OK panel, time for you to answer some more questions from this week's news. Roy, you're familiar with Leonardo da Vinci's drawing of that perfectly proportioned man...

ROY BLOUNT JR.: I posed for that.

SAGAL: Did you really?

(LAUGHTER)

(APPLAUSE)

SAGAL: Well, this week we found that a careful examination of the sketch of that naked man reveals what?

JR.: Oh, my lord.

(LAUGHTER)

FAITH SALIE: Does he have music on his butt?

(LAUGHTER)

JR.: He - well, I mean, is this some kind of a lurid (unintelligible)?

SAGAL: No.

JR.: No, no, no, no.

(LAUGHTER)

JR.: His belly button is in the wrong place like (unintelligible)...

SAGAL: No, no.

JR.: No, no. He doesn't have a belly button.

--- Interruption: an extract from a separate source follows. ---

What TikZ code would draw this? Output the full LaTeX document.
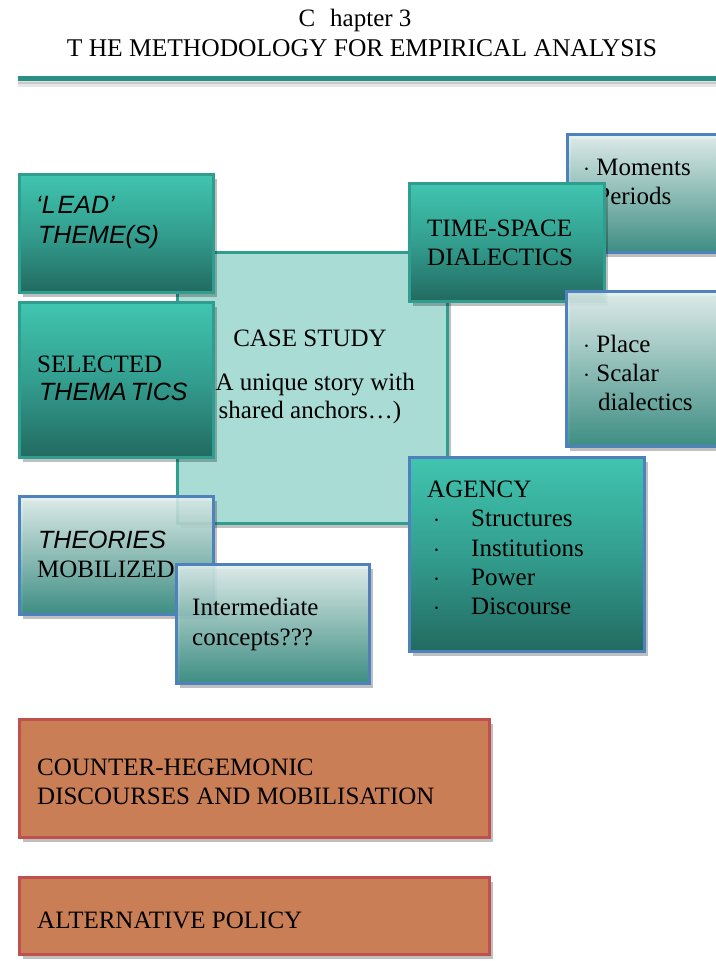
\documentclass[tikz,border=0pt]{standalone}
\usepackage{fontspec}
\setmainfont{Liberation Serif}
\newfontfamily\sansit{Liberation Sans}
\usetikzlibrary{shadows}
\definecolor{tealtop}{HTML}{40C5B0}
\definecolor{tealmid}{HTML}{339E8F}
\definecolor{tealbot}{HTML}{226A60}
\definecolor{tealedge}{HTML}{2F9E8E}
\definecolor{lighttop}{HTML}{E2F1EF}
\definecolor{lightbot}{HTML}{2C877B}
\definecolor{blueedge}{HTML}{4F81BD}
\definecolor{casefill}{HTML}{A9DCD5}
\definecolor{orangefill}{HTML}{C97E55}
\definecolor{rededge}{HTML}{C0504D}
\definecolor{rulecol}{HTML}{2A9085}
\tikzset{
  boxshade/.style={drop shadow={shadow xshift=4pt,shadow yshift=-5pt,fill=black,opacity=0.25}},
  basebox/.style={rectangle,anchor=north west,inner sep=0pt,line width=2.6pt,boxshade},
  darkbox/.style={basebox,draw=tealedge,top color=tealtop,bottom color=tealbot,middle color=tealmid},
  bluedark/.style={basebox,draw=blueedge,top color=tealtop,bottom color=tealbot,middle color=tealmid},
  lightbox/.style={basebox,draw=blueedge,top color=lighttop,bottom color=lightbot,fill opacity=0.88},
  casebox/.style={basebox,draw=tealedge,fill=casefill},
  orangebox/.style={basebox,draw=rededge,fill=orangefill},
  txt/.style={anchor=base west,inner sep=0pt,font=\fontsize{25}{30}\selectfont},
  ctxt/.style={anchor=base,inner sep=0pt,font=\fontsize{25}{30}\selectfont},
  sitxt/.style={anchor=base west,inner sep=0pt,font=\sansit\itshape\fontsize{25}{30}\selectfont},
}
\begin{document}
\begin{tikzpicture}[x=1pt,y=-1pt]
\useasboundingbox (0,0) rectangle (715,961);
\fill[white] (0,0) rectangle (715,961);
% header
\node[anchor=base,inner sep=0pt,font=\fontsize{25}{30}\selectfont] (chap) at (355,27) {C\hspace{0.6em}hapter 3};
\node[anchor=base,inner sep=0pt,font=\fontsize{25.5}{30}\selectfont] (title) at (362,56) {T HE METHODOLOGY FOR EMPIRICAL ANALYSIS};
\coordinate (rl) at (18,78);
\coordinate (rr) at (720,78);
\draw[line width=5pt,black,opacity=0.10] ([yshift=-6pt]rl) -- ([yshift=-6pt]rr);
\draw[line width=4pt,black,opacity=0.12] ([yshift=-4pt]rl) -- ([yshift=-4pt]rr);
\draw[line width=5pt,rulecol] (rl) -- (rr);
% case study
\node[casebox,minimum width=270pt,minimum height=271pt] (case) at (176,251) {};
\node[ctxt] (caset) at (310,346) {CASE STUDY};
\node[ctxt] (cased1) at (311,390) {(A unique story with};
\node[ctxt] (cased2) at (310,418) {shared anchors\ldots)};
% lead themes
\node[darkbox,minimum width=194pt,minimum height=118pt] (lead) at (18,173) {};
\node[sitxt] (leadt1) at (36,213) {‘L\kern2pt EAD’};
\node[sitxt] (leadt2) at (38,243) {THEME(S)};
% selected thematics
\node[darkbox,minimum width=194pt,minimum height=155pt] (sel) at (18,301) {};
\node[txt] (selt1) at (37,372) {SELECTED};
\node[sitxt] (selt2) at (39,400) {THEMA\kern4pt TICS};
% moments box
\node[lightbox,minimum width=175pt,minimum height=118pt] (mom) at (566,133) {};
\node[txt] (momt1) at (583,175) {$\cdot$ Moments};
\node[txt] (momt2) at (583,204) {$\cdot$ Periods};
% time-space
\node[darkbox,minimum width=195pt,minimum height=118pt] (ts) at (408,182) {};
\node[txt] (tst1) at (427,236) {TIME-SPACE};
\node[txt] (tst2) at (427,265) {DIALECTICS};
% place box
\node[lightbox,minimum width=175pt,minimum height=155pt] (place) at (565,290) {};
\node[txt] (plt1) at (583,352) {$\cdot$ Place};
\node[txt] (plt2) at (583,381) {$\cdot$ Scalar};
\node[txt] (plt3) at (598,410) {dialectics};
% agency
\node[bluedark,minimum width=235pt,minimum height=194pt] (ag) at (408,456) {};
\node[txt] (agt) at (427,497) {AGENCY};
\node[txt] (ag1) at (433,526) {$\cdot$};
\node[txt] (ag1t) at (471,526) {Structures};
\node[txt] (ag2) at (433,556) {$\cdot$};
\node[txt] (ag2t) at (471,556) {Institutions};
\node[txt] (ag3) at (433,585) {$\cdot$};
\node[txt] (ag3t) at (471,585) {Power};
\node[txt] (ag4) at (433,614) {$\cdot$};
\node[txt] (ag4t) at (471,614) {Discourse};
% theories
\node[lightbox,minimum width=194pt,minimum height=118pt] (th) at (18,495) {};
\node[sitxt] (tht1) at (38,548) {THEORIES};
\node[txt] (tht2) at (37,577) {MOBILIZED};
% intermediate
\node[lightbox,minimum width=193pt,minimum height=119pt] (inter) at (175,563) {};
\node[txt] (intt1) at (192,615) {Intermediate};
\node[txt] (intt2) at (192,645) {concepts???};
% counter-hegemonic
\node[orangebox,minimum width=470pt,minimum height=118pt] (ch) at (18,718) {};
\node[txt] (cht1) at (37,775) {COUNTER-HEGEMONIC};
\node[txt] (cht2) at (37,804) {DISCOURSES AND MOBILISATION};
% alternative policy
\node[orangebox,minimum width=470pt,minimum height=77pt] (ap) at (18,876) {};
\node[txt] (apt) at (37,928) {ALTERNATIVE POLICY};
\end{tikzpicture}
\end{document}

SAGAL: He does indeed have a belly button.

(LAUGHTER)

SAGAL: (Unintelligible) something else.

JR.: He's missing something else.

SAGAL: He apparently was doing some heavy lifting before...

JR.: He has a rupture?

SAGAL: Yeah, he has a hernia.

JR.: A hernia.

(SOUNDBITE OF BELL)

SAGAL: He has a hernia.

JR.: Wow.

SAGAL: Well, we just spoiled the end of the next Dan Brown novel I guess but...

(LAUGHTER)

SAGAL: ...close study by surgeons at London's Imperial College has revealed that the Vitruvian man, as the drawing is known, had a hernia, meaning the guy who was supposed to represent ideal man, was actually a dork who got to sit out P.E.

JR.: So he has a big sort of swelling on (unintelligible)...

SAGAL: Yeah, he has a little swelling, which people hadn't really examined. But they said, oh, I mean, you know, they believe that da Vinci was drawing to life probably a corpse and that he drew in that little hernia that might even have killed the guy.

SALIE: I just want to point out, you know who probably discovered this?

SAGAL: Who?

SALIE: An art history major.

(LAUGHTER)

(APPLAUSE)

ALONZO BODDEN: OK. So we'll give them one.